Both the Nikkei and the broader Topix index have been standout performers in the Asia Pacific region, with gains of more than 10% so far this year. This follows a remarkable surge of over 25% in 2023, marking their best annual gains in at least a decade. The solid third-quarter corporate earnings of Japan Inc. have led Bank of America equity strategists to upgrade their year-end forecasts for the Nikkei 225 and the Topix index.
Investors have been pouring funds into Japanese equities, driven by Warren Buffet’s bullish calls on Japan and the government’s efforts towards corporate governance reforms. Foreigners have shown significant interest in Japanese stocks, with investments exceeding 2 trillion yen in January. The positive trend is further supported by expectations of record high profits for listed companies in Japan for the fiscal year ending in March 2024.
The weakening Japanese yen has also played a role in the rally, as it has depreciated by about 6% against the dollar since the beginning of the year. This trend is expected to continue, with the yen potentially reaching 33-year lows. While the weakening yen benefits exporters, it has negatively impacted the purchasing power of consumers in Japan.
Despite the strong performance of Japanese equities, challenges remain. The Bank of Japan has maintained negative interest rates, despite inflation exceeding its 2% target for over a year. Market participants expect a shift in the BOJ’s policy at its April meeting, which could impact consumer spending. Prolonged high inflation rates have led to a decrease in domestic consumption, resulting in a contraction of Japan’s GDP for a second consecutive quarter.

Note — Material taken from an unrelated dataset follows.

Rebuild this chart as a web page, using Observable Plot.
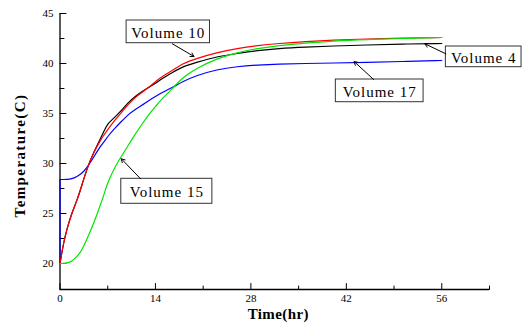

Japan’s GDP shrinking for a second consecutive quarter has also led to the country ceding its position as the world’s third-largest economy to Germany. This serves as a reminder that while the stock market may be performing well, it does not always reflect the overall health of the economy. As the rally in Japanese equities continues, it will be crucial to monitor how these factors play out and their impact on the broader economy.